Our oldest grandchildren have graduated from high school now. It won't be long before we are great-grandparents. It's funny because all of my siblings, none of whom got married or had kids early like me, all have children the same ages as my grandchildren. I grumbled for years that I didn't like kids, but it was all a facade. I worked in primary and elementary schools for two decades, and being a grandparent has been one of the best experiences of my life.

I'm trying to be OK with the fact that I don't feel like my time on earth is unlimited like I have for most of my life. Not being a religious person, there are no thoughts of an afterlife. Every time I do something unhealthy, I immediately have the thought that I'm robbing myself of time. I wish I could say that I am them immediately motivated to then eat some spinach and power walk around the block, but so far that has not been the effect.

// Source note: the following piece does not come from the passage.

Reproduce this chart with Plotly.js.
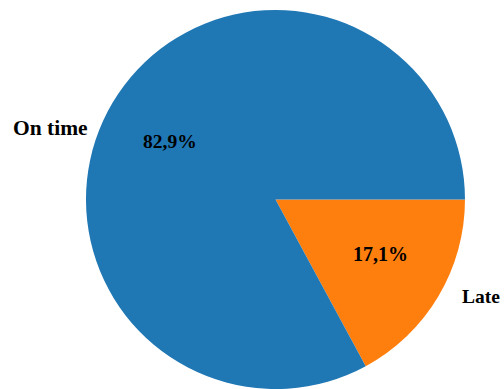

I have got to say that I enjoy having been around enough to be retired from my career job. It's cool going to work these days because I want to, not because I have to. I could stop at any time. That's pretty empowering. It makes the crappy days that inevitably happen at work more bearable. I'm not even the oldest person in my office. Our database manager is three years my senior, and she takes no shit from anyone. She's my role model.

I can accept my eyes getting weaker and my gait getting slower. As far as I can tell, my mind isn't slipping yet. Both my parents are still alive, so family history indicates that I probably have quite a few years left. I hope so. There is so much more to write about.